--- INFORMATION PROVIDED ---

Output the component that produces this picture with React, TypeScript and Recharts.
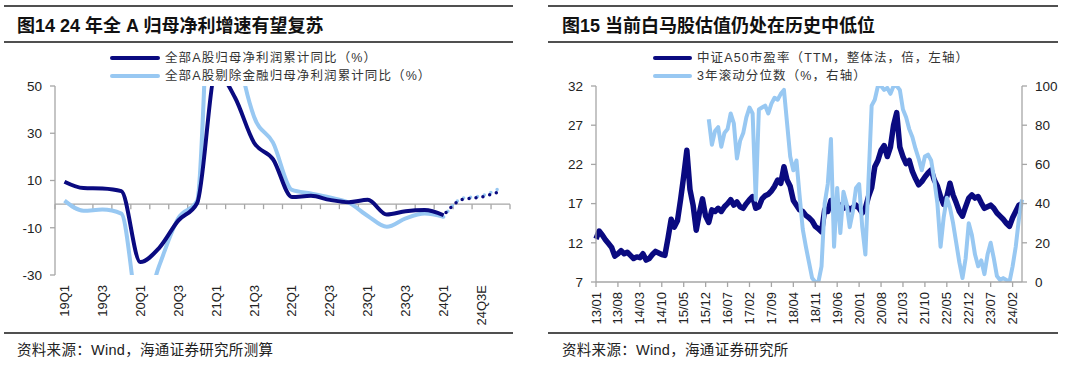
import React from 'react';
import { LineChart, Line, XAxis, YAxis, ReferenceLine } from 'recharts';

// 图14: 全部A股归母净利润累计同比（%），按季度
const quarters = [
  '19Q1', '19Q2', '19Q3', '19Q4', '20Q1', '20Q2', '20Q3', '20Q4',
  '21Q1', '21Q2', '21Q3', '21Q4', '22Q1', '22Q2', '22Q3', '22Q4',
  '23Q1', '23Q2', '23Q3', '23Q4', '24Q1', '24Q2E', '24Q3E', '24Q4E',
];
const profitAll = [9.5, 6.8, 6.6, 5.5, -24.5, -18.5, -7, 0.5, 56, 45, 26, 19, 3, 3.5, 1.8, 0.8, 1.8, -4.4, -3, -2.5, -4.7];
const profitExFin = [1.5, -2.8, -2.3, -4, -48, -26, -6, 1.5, 150, 74, 37, 26, 6, 4.5, 2.8, 0.6, -5, -9.6, -6, -4, -5.4];
// forecast starts from 24Q1
const forecastFrom = 20;
const profitAllE = [-4.7, 2, 3, 5.5];
const profitExFinE = [-5.4, 2.5, 3.5, 7];
const profitTicks = [-30, -10, 10, 30, 50];

// 图15: 中证A50市盈率, monthly from 2013/01
const monthLabels = [
  '13/01', '13/08', '14/03', '14/10', '15/05', '15/12', '16/07', '17/02', '17/09', '18/04',
  '18/11', '19/06', '20/01', '20/08', '21/03', '21/10', '22/05', '22/12', '23/07', '24/02',
];
const peA50 = [
  12.5, 13.5, 13.0, 12.4, 11.9, 11.4, 10.3, 10.6, 11.0, 10.6, 10.8, 10.4,
  10.0, 10.2, 10.1, 10.6, 9.8, 10.0, 10.5, 10.9, 10.7, 10.5, 10.4, 12.6,
  15.0, 14.0, 14.8, 17.5, 20.5, 23.8, 18.8, 16.8, 13.6, 15.8, 17.6, 15.4,
  14.6, 16.2, 16.0, 16.4, 16.0, 16.6, 17.0, 17.5, 16.8, 17.2, 16.6, 16.4,
  17.0, 17.5, 17.9, 16.4, 16.6, 17.6, 18.0, 18.2, 18.6, 19.2, 20.0, 19.6,
  21.7, 20.0, 19.2, 17.4, 16.8, 16.2, 16.0, 15.5, 15.2, 14.8, 14.1, 13.8,
  13.4, 16.2, 16.0, 17.4, 16.6, 16.4, 16.8, 16.4, 16.6, 16.2, 16.5, 16.8,
  16.4, 15.8, 16.4, 17.9, 19.0, 21.7, 22.5, 23.8, 24.4, 23.0, 24.2, 27.0,
  28.6, 24.2, 23.0, 22.1, 22.5, 21.1, 20.2, 19.4, 19.8, 20.4, 20.9, 21.3,
  20.0, 19.2, 17.9, 16.9, 17.9, 19.6, 18.1, 17.1, 16.0, 15.4, 16.6, 17.7,
  18.1, 17.7, 17.9, 17.1, 16.4, 16.6, 16.8, 16.4, 15.8, 15.4, 15.0, 14.5,
  14.1, 15.2, 16.0, 16.8, 17.0,
];
// 3年滚动分位数 starts 2015/12
const pctStart = 36;
const pct3y = [
  83, 70, 77, 79, 69, 76, 78, 86, 81, 63, 72, 76,
  84, 89, 86, 42, 88, 89, 90, 86, 91, 94, 93, 96,
  98, 81, 64, 57, 62, 44, 27, 18, 10, 2, 0, 0,
  8, 40, 50, 73, 18, 48, 25, 46, 40, 28, 36, 48,
  50, 28, 14, 52, 90, 93, 100, 100, 98, 99, 96, 100,
  100, 98, 88, 84, 78, 74, 68, 63, 57, 64, 65, 62,
  52, 40, 18, 33, 43, 38, 30, 20, 10, 2, 12, 30,
  24, 14, 8, 11, 4, 14, 20, 12, 3, 1, 2, 1,
  0, 8, 18, 32, 42,
];
const peTicks = [7, 12, 17, 22, 27, 32];
const pctTicks = [0, 20, 40, 60, 80, 100];

const NAVY = '#0a0a80';
const SKY = '#98c8f2';
const AXIS = '#a6a6a6';
const TEXT = '#222';
const FONT = '"Liberation Sans", Arial, "Noto Sans CJK SC", sans-serif';

const profitData = quarters.map((q, i) => ({
  i,
  q,
  all: i < profitAll.length ? profitAll[i] : null,
  exFin: i < profitExFin.length ? profitExFin[i] : null,
  allE: i >= forecastFrom ? profitAllE[i - forecastFrom] : null,
  exFinE: i >= forecastFrom ? profitExFinE[i - forecastFrom] : null,
}));
const quarterTicks = quarters.map((_, i) => i).filter((i) => i % 2 === 0);

const peData = peA50.map((v, m) => ({
  m,
  pe: v,
  pct: m >= pctStart ? pct3y[m - pctStart] : null,
}));
const monthTicks = monthLabels.map((_, k) => k * 7);

const vertTick = (labelOf: (v: number) => string) => (p: any) => (
  <text
    x={p.x}
    y={p.y}
    transform={`rotate(-90 ${p.x} ${p.y})`}
    textAnchor="end"
    dominantBaseline="central"
    fontSize={13}
    fill={TEXT}
    fontFamily={FONT}
  >
    {labelOf(p.payload.value)}
  </text>
);

// zero line doubles as the category axis, with a tick at every quarter boundary
const zeroAxis = (p: any) => {
  const step = (p.x2 - p.x1) / quarters.length;
  return (
    <g>
      <line x1={p.x1} y1={p.y1} x2={p.x2} y2={p.y2} stroke={AXIS} strokeWidth={1.3} />
      {[...quarters, ''].map((_, k) => (
        <line
          key={k}
          x1={p.x1 + k * step}
          x2={p.x1 + k * step}
          y1={p.y1}
          y2={p.y1 + 5}
          stroke={AXIS}
          strokeWidth={1.3}
        />
      ))}
    </g>
  );
};

const yTick = { fontSize: 13.5, fill: TEXT, fontFamily: FONT };

function Rule({ left, top, width }: { left: number; top: number; width: number }) {
  return <div style={{ position: 'absolute', left, top, width, height: 2, background: '#505050' }} />;
}

function LegendItem(props: { left: number; top: number; len: number; color: string; text: string }) {
  const { left, top, len, color, text } = props;
  return (
    <>
      <div style={{ position: 'absolute', left, top: top - 2, width: len, height: 4, background: color, borderRadius: 2 }} />
      <div
        style={{
          position: 'absolute',
          left: left + len + 5,
          top: top - 9,
          lineHeight: '18px',
          fontSize: 12.5,
          letterSpacing: 1.1,
          color: '#333',
          fontFamily: FONT,
          whiteSpace: 'nowrap',
        }}
      >
        {text}
      </div>
    </>
  );
}

const titleStyle: React.CSSProperties = {
  position: 'absolute',
  top: 15,
  lineHeight: '22px',
  fontSize: 18,
  fontWeight: 700,
  color: '#111',
  fontFamily: FONT,
  whiteSpace: 'nowrap',
};
const sourceStyle: React.CSSProperties = {
  position: 'absolute',
  top: 341,
  lineHeight: '18px',
  fontSize: 14.5,
  letterSpacing: 0.3,
  color: TEXT,
  fontFamily: FONT,
  whiteSpace: 'nowrap',
};

function ProfitChart() {
  return (
    <div style={{ position: 'absolute', left: 0, top: 80 }}>
      <LineChart width={540} height={250} data={profitData} margin={{ top: 6, right: 30, bottom: 0, left: 0 }}>
        <XAxis
          dataKey="i"
          type="number"
          domain={[-0.5, quarters.length - 0.5]}
          ticks={quarterTicks}
          interval={0}
          height={55}
          axisLine={false}
          tickLine={false}
          tickSize={0}
          tickMargin={10}
          tick={vertTick((v) => quarters[v])}
        />
        <YAxis
          domain={[-30, 50]}
          ticks={profitTicks}
          allowDataOverflow
          interval={0}
          width={55}
          axisLine={{ stroke: AXIS, strokeWidth: 1.3 }}
          tickLine={{ stroke: AXIS, strokeWidth: 1.3 }}
          tickSize={5}
          tickMargin={8}
          tick={yTick}
        />
        <ReferenceLine y={0} shape={zeroAxis} />
        <Line dataKey="exFin" type="monotone" stroke={SKY} strokeWidth={4} dot={false} activeDot={false} isAnimationActive={false} />
        <Line dataKey="exFinE" type="monotone" stroke={SKY} strokeWidth={3.5} strokeDasharray="0 7" strokeLinecap="round" dot={false} activeDot={false} isAnimationActive={false} />
        <Line dataKey="all" type="monotone" stroke={NAVY} strokeWidth={4} dot={false} activeDot={false} isAnimationActive={false} />
        <Line dataKey="allE" type="monotone" stroke={NAVY} strokeWidth={3.5} strokeDasharray="0 7" strokeDashoffset={3.5} strokeLinecap="round" dot={false} activeDot={false} isAnimationActive={false} />
      </LineChart>
    </div>
  );
}

function PeChart() {
  return (
    <div style={{ position: 'absolute', left: 540, top: 80 }}>
      <LineChart width={540} height={250} data={peData} margin={{ top: 6, right: 0, bottom: 0, left: 0 }}>
        <XAxis
          dataKey="m"
          type="number"
          domain={[0, peA50.length - 1]}
          ticks={monthTicks}
          interval={0}
          height={48}
          axisLine={{ stroke: AXIS, strokeWidth: 1.3 }}
          tickLine={{ stroke: AXIS, strokeWidth: 1.3 }}
          tickSize={5}
          tickMargin={5}
          tick={vertTick((v) => monthLabels[v / 7])}
        />
        <YAxis
          yAxisId="pe"
          domain={[7, 32]}
          ticks={peTicks}
          allowDataOverflow
          interval={0}
          width={56}
          axisLine={{ stroke: AXIS, strokeWidth: 1.3 }}
          tickLine={{ stroke: AXIS, strokeWidth: 1.3 }}
          tickSize={5}
          tickMargin={8}
          tick={yTick}
        />
        <YAxis
          yAxisId="pct"
          orientation="right"
          domain={[0, 100]}
          ticks={pctTicks}
          allowDataOverflow
          interval={0}
          width={58}
          axisLine={{ stroke: AXIS, strokeWidth: 1.3 }}
          tickLine={{ stroke: AXIS, strokeWidth: 1.3 }}
          tickSize={5}
          tickMargin={8}
          tick={yTick}
        />
        <Line yAxisId="pe" dataKey="pe" type="linear" stroke={NAVY} strokeWidth={5.5} strokeLinejoin="round" dot={false} activeDot={false} isAnimationActive={false} />
        <Line yAxisId="pct" dataKey="pct" type="linear" stroke={SKY} strokeWidth={4} strokeLinejoin="round" dot={false} activeDot={false} isAnimationActive={false} />
      </LineChart>
    </div>
  );
}

export default function App() {
  return (
    <div style={{ position: 'absolute', left: 0, top: 0, width: 1080, height: 367, background: '#fff', overflow: 'hidden' }}>
      {/* left panel */}
      <Rule left={4} top={5} width={509} />
      <div style={{ ...titleStyle, left: 17 }}>图14 24 年全 A 归母净利增速有望复苏</div>
      <Rule left={4} top={41} width={509} />
      <LegendItem left={110} top={58} len={50} color={NAVY} text="全部A股归母净利润累计同比（%）" />
      <LegendItem left={110} top={76} len={50} color={SKY} text="全部A股剔除金融归母净利润累计同比（%）" />
      <ProfitChart />
      <Rule left={4} top={332} width={509} />
      <div style={{ ...sourceStyle, left: 17 }}>资料来源：Wind，海通证券研究所测算</div>

      {/* right panel */}
      <Rule left={548} top={5} width={510} />
      <div style={{ ...titleStyle, left: 562 }}>图15 当前白马股估值仍处在历史中低位</div>
      <Rule left={548} top={41} width={510} />
      <LegendItem left={653} top={58} len={39} color={NAVY} text="中证A50市盈率（TTM，整体法，倍，左轴）" />
      <LegendItem left={653} top={76} len={39} color={SKY} text="3年滚动分位数（%，右轴）" />
      <PeChart />
      <Rule left={548} top={332} width={510} />
      <div style={{ ...sourceStyle, left: 562 }}>资料来源：Wind，海通证券研究所</div>
    </div>
  );
}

---

### TASK DESCRIPTION
Reproduce the material above from its first line through the line containing "XAxis, YAxis, ReferenceLine", both ends included, and skip every picture.

### RESULT OF THE EXERCISE
Output the component that produces this picture with React, TypeScript and Recharts.
import React from 'react';
import { LineChart, Line, XAxis, YAxis, ReferenceLine } from 'recharts';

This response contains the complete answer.